On 2017/12/16 8:04, Andrew Morton wrote:
>> The implementation is steered toward an expensive slowpath, such as after
>> the oom reaper has grabbed mm->mmap_sem of a still alive oom victim.
> 
> some tweakage, please review.
> 
> From: Andrew Morton <a...@linux-foundation.org>
> Subject: 
> mm-mmu_notifier-annotate-mmu-notifiers-with-blockable-invalidate-callbacks-fix
> 
> make mm_has_blockable_invalidate_notifiers() return bool, use 
> rwsem_is_locked()
> 

> @@ -240,13 +240,13 @@ EXPORT_SYMBOL_GPL(__mmu_notifier_invalid
>   * Must be called while holding mm->mmap_sem for either read or write.
>   * The result is guaranteed to be valid until mm->mmap_sem is dropped.
>   */
> -int mm_has_blockable_invalidate_notifiers(struct mm_struct *mm)
> +bool mm_has_blockable_invalidate_notifiers(struct mm_struct *mm)
>  {
>       struct mmu_notifier *mn;
>       int id;
> -     int ret = 0;
> +     bool ret = false;
>  
> -     WARN_ON_ONCE(down_write_trylock(&mm->mmap_sem));
> +     WARN_ON_ONCE(!rwsem_is_locked(&mm->mmap_sem));
>  
>       if (!mm_has_notifiers(mm))
>               return ret;

rwsem_is_locked() test isn't equivalent with __mutex_owner() == current test, 
is it?
If rwsem_is_locked() returns true because somebody else has locked it, there is
no guarantee that current thread has locked it before calling this function.
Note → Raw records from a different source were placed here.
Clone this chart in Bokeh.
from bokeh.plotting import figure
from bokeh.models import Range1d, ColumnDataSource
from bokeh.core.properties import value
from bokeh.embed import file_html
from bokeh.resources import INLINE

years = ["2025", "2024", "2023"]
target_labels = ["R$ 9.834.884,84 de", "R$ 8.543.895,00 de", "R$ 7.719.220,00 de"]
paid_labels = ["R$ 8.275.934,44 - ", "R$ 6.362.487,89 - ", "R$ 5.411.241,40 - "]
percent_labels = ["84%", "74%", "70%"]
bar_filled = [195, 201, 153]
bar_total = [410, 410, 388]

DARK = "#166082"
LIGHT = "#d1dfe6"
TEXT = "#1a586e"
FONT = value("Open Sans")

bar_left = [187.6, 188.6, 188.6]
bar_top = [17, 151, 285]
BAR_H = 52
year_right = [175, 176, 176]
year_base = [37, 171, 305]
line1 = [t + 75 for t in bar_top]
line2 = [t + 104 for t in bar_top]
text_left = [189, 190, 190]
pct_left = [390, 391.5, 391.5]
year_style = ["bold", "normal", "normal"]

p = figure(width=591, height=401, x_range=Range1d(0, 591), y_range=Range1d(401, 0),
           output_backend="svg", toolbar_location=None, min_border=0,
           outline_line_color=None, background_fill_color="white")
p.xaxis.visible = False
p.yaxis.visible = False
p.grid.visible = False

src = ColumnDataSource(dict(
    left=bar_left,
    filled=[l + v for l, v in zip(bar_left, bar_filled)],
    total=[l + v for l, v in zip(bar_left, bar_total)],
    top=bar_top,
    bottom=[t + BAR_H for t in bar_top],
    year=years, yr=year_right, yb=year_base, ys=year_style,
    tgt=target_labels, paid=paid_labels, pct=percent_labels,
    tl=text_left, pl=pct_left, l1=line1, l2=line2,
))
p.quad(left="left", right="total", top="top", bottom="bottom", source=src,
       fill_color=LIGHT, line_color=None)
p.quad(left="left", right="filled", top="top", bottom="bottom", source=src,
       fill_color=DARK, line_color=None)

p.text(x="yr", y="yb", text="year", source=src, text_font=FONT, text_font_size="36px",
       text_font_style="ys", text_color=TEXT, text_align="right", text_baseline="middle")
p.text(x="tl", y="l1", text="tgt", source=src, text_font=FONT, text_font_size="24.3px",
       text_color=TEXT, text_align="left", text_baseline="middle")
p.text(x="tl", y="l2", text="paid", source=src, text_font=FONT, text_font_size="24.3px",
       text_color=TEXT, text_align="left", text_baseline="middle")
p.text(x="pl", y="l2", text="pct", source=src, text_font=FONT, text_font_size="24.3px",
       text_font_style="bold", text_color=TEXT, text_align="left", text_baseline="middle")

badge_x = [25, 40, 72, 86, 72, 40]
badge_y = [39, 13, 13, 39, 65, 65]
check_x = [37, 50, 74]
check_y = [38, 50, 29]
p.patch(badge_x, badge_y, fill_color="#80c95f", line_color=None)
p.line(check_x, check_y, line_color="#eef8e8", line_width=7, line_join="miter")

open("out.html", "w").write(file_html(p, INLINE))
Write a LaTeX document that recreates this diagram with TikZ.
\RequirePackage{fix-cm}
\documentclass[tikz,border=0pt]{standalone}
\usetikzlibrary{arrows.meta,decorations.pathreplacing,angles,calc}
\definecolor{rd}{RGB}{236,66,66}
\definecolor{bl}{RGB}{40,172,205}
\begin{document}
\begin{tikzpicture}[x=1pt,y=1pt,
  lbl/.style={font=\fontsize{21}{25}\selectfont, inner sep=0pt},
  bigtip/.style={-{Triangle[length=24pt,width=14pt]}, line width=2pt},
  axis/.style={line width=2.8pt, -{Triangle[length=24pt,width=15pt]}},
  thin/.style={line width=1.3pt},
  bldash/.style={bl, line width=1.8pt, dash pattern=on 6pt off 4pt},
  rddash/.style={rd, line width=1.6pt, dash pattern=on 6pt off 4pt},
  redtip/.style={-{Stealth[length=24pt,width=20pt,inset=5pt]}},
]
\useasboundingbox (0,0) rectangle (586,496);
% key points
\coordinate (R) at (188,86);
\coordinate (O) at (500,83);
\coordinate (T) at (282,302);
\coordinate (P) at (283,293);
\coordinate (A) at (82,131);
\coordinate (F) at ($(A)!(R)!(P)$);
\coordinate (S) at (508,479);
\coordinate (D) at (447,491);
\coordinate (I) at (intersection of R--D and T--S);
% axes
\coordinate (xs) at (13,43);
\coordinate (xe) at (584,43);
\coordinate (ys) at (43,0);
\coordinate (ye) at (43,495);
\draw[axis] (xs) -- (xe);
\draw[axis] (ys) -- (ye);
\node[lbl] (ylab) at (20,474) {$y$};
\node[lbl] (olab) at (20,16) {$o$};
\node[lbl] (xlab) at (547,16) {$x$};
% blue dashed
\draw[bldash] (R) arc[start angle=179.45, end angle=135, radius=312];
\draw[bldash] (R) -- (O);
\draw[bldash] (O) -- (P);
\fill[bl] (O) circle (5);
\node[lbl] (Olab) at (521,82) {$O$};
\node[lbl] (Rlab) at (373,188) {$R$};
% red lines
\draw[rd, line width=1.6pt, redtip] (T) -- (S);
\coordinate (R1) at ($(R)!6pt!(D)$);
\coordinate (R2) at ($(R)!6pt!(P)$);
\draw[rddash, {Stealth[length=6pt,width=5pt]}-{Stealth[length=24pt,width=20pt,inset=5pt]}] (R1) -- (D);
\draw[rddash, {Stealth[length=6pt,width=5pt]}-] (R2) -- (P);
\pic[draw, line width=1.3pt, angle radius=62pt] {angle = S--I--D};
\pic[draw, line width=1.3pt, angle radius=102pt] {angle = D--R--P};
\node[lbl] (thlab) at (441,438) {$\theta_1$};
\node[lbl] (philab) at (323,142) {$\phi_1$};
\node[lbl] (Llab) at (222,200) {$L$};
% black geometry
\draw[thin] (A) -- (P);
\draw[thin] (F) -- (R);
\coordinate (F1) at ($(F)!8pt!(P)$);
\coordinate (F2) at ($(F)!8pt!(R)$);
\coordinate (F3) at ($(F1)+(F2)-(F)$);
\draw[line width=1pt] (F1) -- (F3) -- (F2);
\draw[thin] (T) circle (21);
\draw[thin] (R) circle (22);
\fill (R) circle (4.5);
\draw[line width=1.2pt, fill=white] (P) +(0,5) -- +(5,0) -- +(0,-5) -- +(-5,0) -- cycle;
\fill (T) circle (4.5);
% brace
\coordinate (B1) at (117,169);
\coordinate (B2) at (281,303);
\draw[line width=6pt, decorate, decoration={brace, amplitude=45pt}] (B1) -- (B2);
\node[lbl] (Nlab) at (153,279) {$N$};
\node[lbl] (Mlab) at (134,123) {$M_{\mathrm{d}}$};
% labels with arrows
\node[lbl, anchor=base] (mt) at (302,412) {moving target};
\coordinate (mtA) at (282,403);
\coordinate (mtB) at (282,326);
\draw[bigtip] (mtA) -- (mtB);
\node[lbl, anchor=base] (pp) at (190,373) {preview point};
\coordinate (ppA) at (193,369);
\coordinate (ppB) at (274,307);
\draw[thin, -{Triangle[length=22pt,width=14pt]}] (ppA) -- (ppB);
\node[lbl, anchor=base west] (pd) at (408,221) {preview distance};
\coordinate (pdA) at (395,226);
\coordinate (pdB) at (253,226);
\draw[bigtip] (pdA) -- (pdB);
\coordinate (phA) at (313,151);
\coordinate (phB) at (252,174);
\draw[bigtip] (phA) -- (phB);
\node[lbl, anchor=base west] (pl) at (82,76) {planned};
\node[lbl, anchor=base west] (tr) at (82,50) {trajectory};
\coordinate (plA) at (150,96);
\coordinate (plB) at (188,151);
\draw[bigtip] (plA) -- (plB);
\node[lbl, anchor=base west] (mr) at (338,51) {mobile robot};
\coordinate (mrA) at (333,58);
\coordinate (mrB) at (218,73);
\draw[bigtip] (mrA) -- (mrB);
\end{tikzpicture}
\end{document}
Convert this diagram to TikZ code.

down_write_trylock() test isn't equivalent with __mutex_owner() == current 
test, is it?
What if somebody else held it for read or write (the worst case is registration 
path),
down_write_trylock() will return false even if current thread has not locked it 
for
read or write.

I think this WARN_ON_ONCE() can not detect incorrect call to this function.